#nonhopauradibokoharam. Non credo che farò girare questo tweet, nonostante l’orrore che questa organizzazione mi fa, con le bambine fatte esplodere nei mercati, le ragazze rapite e schiavizzate (vi ricordate #givebackourgirls, con Michelle Obama in prima fila?) la gente sgozzata e rapita, ma sarebbe poco onesto da parte mia diffonderlo.
A me Boko Haram fa paura. La paura è un sentimento umano, anche animale, aver paura non significa essere pavidi, significa essere coscienti di fronte a un pericolo, dopodiché decidere che reazione avere. Ritirarsi, fuggire o battersi. Tutte le volte che mi è capitato di essere in situazioni del genere non sono scappato, da giovane passavo per uno coraggioso, eppure anche prima degli scontri di piazza un po’ di paura ce l’avevo, ma non ci si pensava.

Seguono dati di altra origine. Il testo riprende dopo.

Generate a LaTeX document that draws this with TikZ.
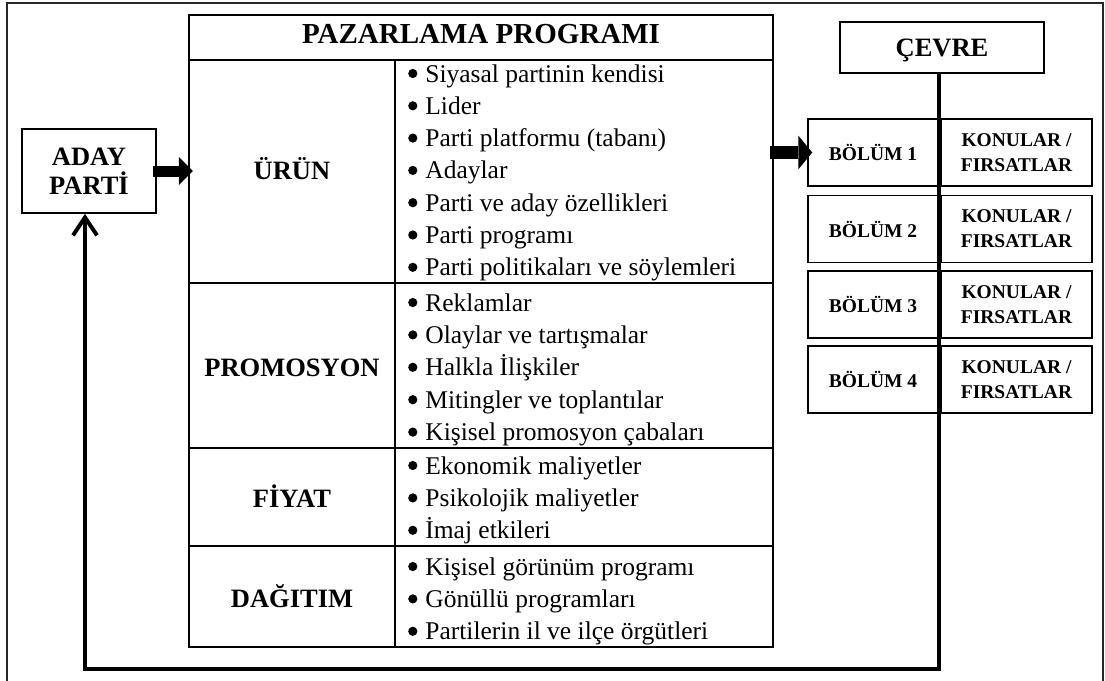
\documentclass[tikz,border=0pt]{standalone}
\usepackage{fontspec}
\setmainfont{Liberation Serif}
\usetikzlibrary{arrows.meta}
% list bullet: a solid disc sitting on the text's mid-height
\newcommand\itemdot{\tikz[baseline=0pt]\fill (5pt,8.5pt) circle (4.6pt);\hspace{8pt}}
\begin{document}
\begin{tikzpicture}[x=1pt,y=-1pt,
  box/.style={draw, line width=1.5pt, inner sep=0pt},
  headfont/.style={font=\bfseries\fontsize{29}{30}\selectfont},
  labelfont/.style={font=\bfseries\fontsize{26.5}{29}\selectfont},
  item/.style={font=\fontsize{25.5}{30}\selectfont, inner sep=0pt, anchor=base west},
  small/.style={font=\bfseries\fontsize{19.5}{25}\selectfont, align=center},
  grid/.style={line width=2.5pt},
  fatarrow/.style n args={3}{line width=#1, -{Triangle[length=#2,width=#3,line width=0pt]}},
  feedback/.style={line width=4pt, -{Straight Barb[length=18pt,width=24pt]}}
]
\clip (0,0) rectangle (1105,680);
% outer frame
\draw[line width=2pt, black!85] (7,3) rectangle (1103,695);

% marketing programme table
\node[draw, line width=2.5pt, minimum width=584pt, minimum height=632pt, inner sep=0pt] (prog) at (481,331) {};
\draw[grid] (189,60) -- (773,60);
\draw[grid] (395,60) -- (395,647);
\draw[grid] (189,283) -- (773,283);
\draw[grid] (189,448) -- (773,448);
\draw[grid] (189,546) -- (773,546);

\node[headfont, anchor=base] (title) at (481,43) {PAZARLAMA PROGRAMI};
\node[labelfont, anchor=base] (lu) at (292,179) {ÜRÜN};
\node[labelfont, anchor=base] (lp) at (292,376) {PROMOSYON};
\node[labelfont, anchor=base] (lf) at (292,507) {FİYAT};
\node[labelfont, anchor=base] (ld) at (292,607) {DAĞITIM};

\foreach \t [count=\i] in {Siyasal partinin kendisi, Lider, Parti platformu (tabanı), Adaylar, Parti ve aday özellikleri, Parti programı, Parti politikaları ve söylemleri}
  \node[item] (u\i) at (408,{82+32.3*(\i-1)}) {\itemdot\t};
\foreach \t [count=\i] in {Reklamlar, Olaylar ve tartışmalar, Halkla İlişkiler, Mitingler ve toplantılar, Kişisel promosyon çabaları}
  \node[item] (p\i) at (408,{311+32.4*(\i-1)}) {\itemdot\t};
\foreach \t [count=\i] in {Ekonomik maliyetler, Psikolojik maliyetler, İmaj etkileri}
  \node[item] (f\i) at (408,{474+32.4*(\i-1)}) {\itemdot\t};
\foreach \t [count=\i] in {Kişisel görünüm programı, Gönüllü programları, Partilerin il ve ilçe örgütleri}
  \node[item] (d\i) at (408,{575+32.4*(\i-1)}) {\itemdot\t};

% candidate / party
\node[box, minimum width=134pt, minimum height=84pt, labelfont, align=center] (aday) at (89,171) {ADAY\\PARTİ};

% environment and its sections
\node[box, minimum width=204pt, minimum height=51pt, labelfont, text height=17pt, text depth=0pt] (cevre) at (942,47.5) {ÇEVRE};
\foreach \k/\yy in {1/152.5, 2/229, 3/304.5, 4/379.5} {
  \node[box, minimum width=130pt, minimum height=67pt, small] (b\k) at (873,\yy) {BÖLÜM \k};
  \node[box, minimum width=151pt, minimum height=67pt, small] (k\k) at (1016.5,\yy) {KONULAR /\\FIRSATLAR};
}

% arrows
\draw[fatarrow={11pt}{14pt}{28pt}, shorten <=-4pt, shorten >=-5pt] (aday.east) -- (aday.east -| prog.west);
\draw[fatarrow={13pt}{14pt}{34pt}, shorten <=-4pt, shorten >=-5pt] (prog.east |- b1.west) -- (b1.west);

% feedback loop
\coordinate (fbR) at (939,669);
\coordinate (fbL) at (85,669);
\draw[feedback] (cevre.south -| fbR) -- (fbR) -- (fbL) -- (fbL |- aday.south);
\end{tikzpicture}
\end{document}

Tutti dovremmo averne un po’ e soprattutto dovrebbero averne i nostri governanti, soddisfatti dall‘Oceano Pacifico di Parigi, impegnati a twittare e a fare dei selfie, con la matita al posto del koala, senza idee e con poca voglia di rischiare, di cambiare.
Boko Haram, mi fa paura, ma parteciperò alle manifestazioni come tutti, milioni, contro il terrorismo, spaventati ma non piegati. Siamo tutti Charlie, juifs, francesi, ma soprattutto abbiamo una domanda: che cosa possiamo fare? Che cosa farete? Nel frattempo manderò avanti il nostro nuovo impegno a Jaipur con Shahadat, il ragazzo musulmano di origini afghane che ha convinto noi di Vivere con lentezza ad aprire una nuova scuola, in una madrasa, all’interno di una baraccopoli, così ragazzi e ragazze potranno studiare, imparare, forse capire, non leggere la realtà solo attraverso il Corano.
Non è molto, non è come l’impegno di Greg Mortenson in Pakistan, che apre scuole per ragazze nelle zone più difficili del paese, ma mi consente di bere tre tazze di te con amici che vogliono vivere in pace, la pace.